AIM OF THE EXERCISE
Extract every line that contains the string "this".

MATERIAL SUPPLIED
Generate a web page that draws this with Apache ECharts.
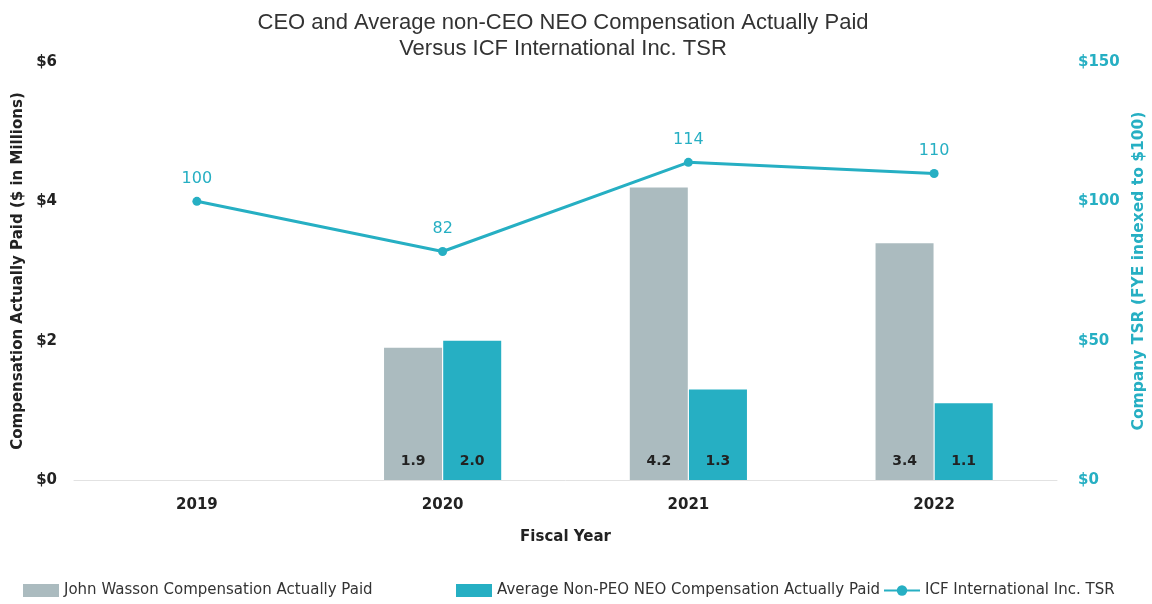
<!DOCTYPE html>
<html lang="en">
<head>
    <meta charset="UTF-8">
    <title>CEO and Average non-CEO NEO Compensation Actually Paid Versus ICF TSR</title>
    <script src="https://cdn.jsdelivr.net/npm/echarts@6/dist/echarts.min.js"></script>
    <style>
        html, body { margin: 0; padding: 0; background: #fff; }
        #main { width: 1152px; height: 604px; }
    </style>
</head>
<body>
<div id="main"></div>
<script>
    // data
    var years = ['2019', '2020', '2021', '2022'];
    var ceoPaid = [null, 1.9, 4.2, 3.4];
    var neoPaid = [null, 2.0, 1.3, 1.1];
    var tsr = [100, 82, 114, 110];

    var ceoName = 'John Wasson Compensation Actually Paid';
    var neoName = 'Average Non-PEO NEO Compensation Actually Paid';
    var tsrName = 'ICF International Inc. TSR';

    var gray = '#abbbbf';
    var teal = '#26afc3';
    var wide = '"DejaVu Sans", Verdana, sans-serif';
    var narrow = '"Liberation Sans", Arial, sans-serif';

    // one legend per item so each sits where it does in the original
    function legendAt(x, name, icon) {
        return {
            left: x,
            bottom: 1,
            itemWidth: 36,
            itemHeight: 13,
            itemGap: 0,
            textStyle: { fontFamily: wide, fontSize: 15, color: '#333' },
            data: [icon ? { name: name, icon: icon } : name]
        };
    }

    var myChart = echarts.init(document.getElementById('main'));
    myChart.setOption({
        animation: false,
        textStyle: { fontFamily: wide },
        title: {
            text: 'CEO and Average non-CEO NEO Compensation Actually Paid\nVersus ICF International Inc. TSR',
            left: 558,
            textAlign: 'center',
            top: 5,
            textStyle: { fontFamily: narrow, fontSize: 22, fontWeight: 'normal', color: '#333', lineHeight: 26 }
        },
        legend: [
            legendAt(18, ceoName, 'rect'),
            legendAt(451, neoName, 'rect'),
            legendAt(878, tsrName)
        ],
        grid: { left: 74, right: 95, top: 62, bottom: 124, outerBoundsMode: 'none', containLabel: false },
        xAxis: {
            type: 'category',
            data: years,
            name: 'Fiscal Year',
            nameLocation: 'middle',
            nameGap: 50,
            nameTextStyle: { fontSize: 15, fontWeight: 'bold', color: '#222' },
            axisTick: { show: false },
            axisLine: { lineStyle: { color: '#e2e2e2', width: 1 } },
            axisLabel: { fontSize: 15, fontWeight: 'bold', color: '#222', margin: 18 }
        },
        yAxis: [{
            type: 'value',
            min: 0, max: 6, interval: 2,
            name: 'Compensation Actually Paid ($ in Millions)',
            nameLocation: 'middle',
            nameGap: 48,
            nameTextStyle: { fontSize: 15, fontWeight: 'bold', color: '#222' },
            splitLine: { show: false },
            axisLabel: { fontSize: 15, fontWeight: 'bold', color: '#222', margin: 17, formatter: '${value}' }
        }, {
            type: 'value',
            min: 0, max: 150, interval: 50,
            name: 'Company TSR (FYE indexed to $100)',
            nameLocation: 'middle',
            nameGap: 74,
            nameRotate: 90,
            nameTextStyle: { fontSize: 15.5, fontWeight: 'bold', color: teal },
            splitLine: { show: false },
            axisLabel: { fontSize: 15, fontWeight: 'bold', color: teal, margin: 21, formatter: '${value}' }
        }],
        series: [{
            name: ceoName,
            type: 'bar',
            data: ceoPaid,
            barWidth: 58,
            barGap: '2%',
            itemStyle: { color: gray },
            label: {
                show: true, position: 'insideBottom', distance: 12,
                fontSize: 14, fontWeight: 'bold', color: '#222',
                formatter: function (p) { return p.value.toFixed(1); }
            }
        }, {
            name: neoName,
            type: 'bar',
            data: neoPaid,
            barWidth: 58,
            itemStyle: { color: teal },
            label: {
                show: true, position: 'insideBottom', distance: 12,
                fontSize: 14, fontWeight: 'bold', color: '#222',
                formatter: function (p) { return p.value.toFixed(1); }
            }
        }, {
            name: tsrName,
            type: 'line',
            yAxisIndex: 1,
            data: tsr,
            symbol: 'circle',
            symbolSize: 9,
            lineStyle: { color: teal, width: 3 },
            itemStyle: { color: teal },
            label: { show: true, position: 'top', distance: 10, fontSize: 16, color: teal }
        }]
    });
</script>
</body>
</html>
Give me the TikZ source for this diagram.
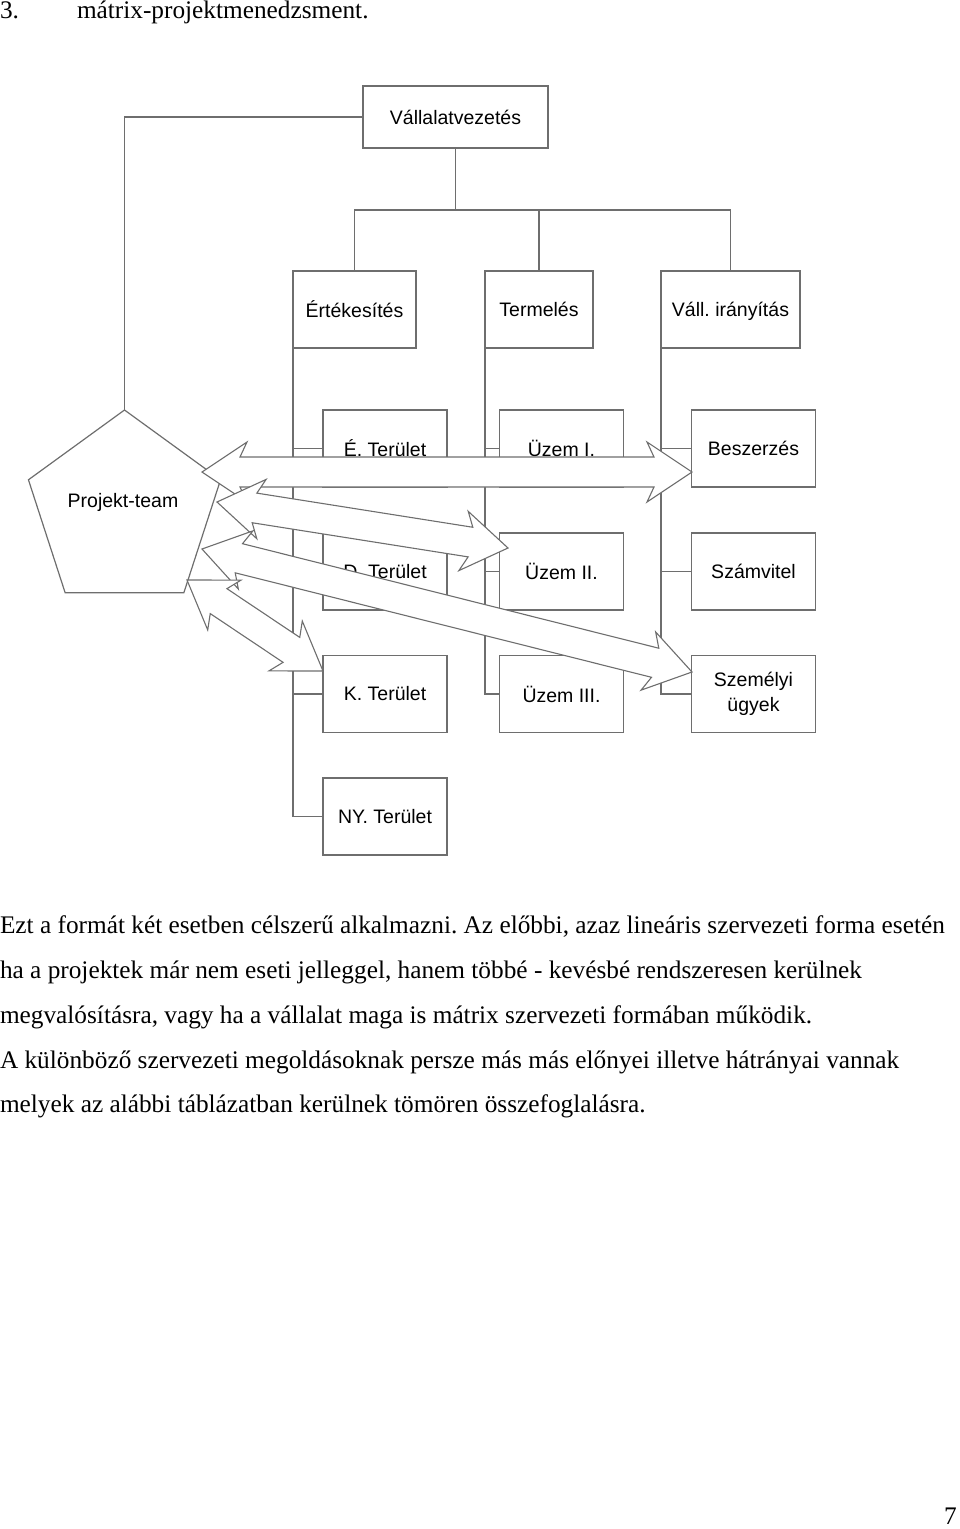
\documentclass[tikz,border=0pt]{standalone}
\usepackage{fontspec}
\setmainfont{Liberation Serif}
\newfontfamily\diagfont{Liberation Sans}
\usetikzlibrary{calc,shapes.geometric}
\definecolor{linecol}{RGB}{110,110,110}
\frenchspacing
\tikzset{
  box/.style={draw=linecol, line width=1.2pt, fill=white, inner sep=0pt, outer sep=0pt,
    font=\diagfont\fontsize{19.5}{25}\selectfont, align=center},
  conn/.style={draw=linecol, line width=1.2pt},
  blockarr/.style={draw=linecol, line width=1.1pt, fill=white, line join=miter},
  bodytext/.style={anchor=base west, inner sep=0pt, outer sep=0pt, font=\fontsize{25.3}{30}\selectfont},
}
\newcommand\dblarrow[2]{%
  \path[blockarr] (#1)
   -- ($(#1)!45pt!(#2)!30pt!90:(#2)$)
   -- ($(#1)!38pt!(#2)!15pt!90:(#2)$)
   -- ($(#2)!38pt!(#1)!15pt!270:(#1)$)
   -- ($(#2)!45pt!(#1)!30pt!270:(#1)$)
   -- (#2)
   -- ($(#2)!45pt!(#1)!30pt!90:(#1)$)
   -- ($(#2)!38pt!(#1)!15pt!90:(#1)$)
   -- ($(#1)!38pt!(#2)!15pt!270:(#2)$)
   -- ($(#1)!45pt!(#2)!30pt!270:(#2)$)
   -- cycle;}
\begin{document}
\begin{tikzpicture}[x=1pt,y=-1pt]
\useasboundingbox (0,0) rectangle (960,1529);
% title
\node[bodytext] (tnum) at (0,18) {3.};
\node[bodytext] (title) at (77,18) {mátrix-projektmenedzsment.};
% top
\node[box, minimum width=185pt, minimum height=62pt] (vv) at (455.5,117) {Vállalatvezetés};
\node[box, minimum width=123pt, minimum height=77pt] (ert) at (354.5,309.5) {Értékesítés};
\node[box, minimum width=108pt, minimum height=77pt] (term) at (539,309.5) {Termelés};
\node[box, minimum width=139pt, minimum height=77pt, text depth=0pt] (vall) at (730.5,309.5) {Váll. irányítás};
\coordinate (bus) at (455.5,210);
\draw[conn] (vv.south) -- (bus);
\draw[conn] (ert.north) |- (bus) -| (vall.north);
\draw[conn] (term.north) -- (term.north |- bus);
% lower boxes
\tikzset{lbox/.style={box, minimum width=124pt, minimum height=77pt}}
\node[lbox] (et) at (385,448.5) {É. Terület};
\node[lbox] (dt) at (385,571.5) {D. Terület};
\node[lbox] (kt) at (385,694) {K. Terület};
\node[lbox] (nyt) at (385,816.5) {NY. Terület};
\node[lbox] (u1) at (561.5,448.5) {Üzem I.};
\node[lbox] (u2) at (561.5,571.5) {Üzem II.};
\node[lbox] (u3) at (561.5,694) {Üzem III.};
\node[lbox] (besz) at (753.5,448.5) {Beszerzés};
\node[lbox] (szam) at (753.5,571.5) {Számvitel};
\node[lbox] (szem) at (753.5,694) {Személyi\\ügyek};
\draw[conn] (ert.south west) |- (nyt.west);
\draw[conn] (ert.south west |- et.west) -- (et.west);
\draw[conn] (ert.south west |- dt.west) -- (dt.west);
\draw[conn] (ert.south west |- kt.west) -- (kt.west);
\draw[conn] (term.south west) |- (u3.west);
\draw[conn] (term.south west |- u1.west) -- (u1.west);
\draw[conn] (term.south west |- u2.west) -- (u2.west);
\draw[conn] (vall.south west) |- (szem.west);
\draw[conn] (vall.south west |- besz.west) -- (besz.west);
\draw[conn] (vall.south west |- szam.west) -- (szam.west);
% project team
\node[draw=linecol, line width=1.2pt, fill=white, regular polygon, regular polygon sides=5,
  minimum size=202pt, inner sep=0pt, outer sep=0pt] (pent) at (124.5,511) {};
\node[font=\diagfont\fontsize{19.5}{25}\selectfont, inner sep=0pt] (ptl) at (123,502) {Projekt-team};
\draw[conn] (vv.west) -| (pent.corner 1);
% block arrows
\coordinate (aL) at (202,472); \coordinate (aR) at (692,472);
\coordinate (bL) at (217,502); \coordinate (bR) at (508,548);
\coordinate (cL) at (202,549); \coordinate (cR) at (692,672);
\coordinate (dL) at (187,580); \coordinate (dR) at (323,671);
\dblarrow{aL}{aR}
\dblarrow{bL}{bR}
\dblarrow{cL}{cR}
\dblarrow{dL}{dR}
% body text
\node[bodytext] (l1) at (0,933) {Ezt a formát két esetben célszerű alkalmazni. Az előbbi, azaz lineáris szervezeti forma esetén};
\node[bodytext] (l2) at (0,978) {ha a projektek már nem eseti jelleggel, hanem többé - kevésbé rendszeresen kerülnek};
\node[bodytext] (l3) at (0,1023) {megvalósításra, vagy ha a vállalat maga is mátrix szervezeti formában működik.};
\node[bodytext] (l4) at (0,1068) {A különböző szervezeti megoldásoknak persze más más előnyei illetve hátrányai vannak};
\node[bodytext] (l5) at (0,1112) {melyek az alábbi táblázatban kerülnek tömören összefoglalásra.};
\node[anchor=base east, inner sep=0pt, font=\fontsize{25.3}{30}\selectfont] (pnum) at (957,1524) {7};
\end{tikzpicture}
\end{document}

THE SOLUTION
Generate a web page that draws this with Apache ECharts.
Give me the TikZ source for this diagram.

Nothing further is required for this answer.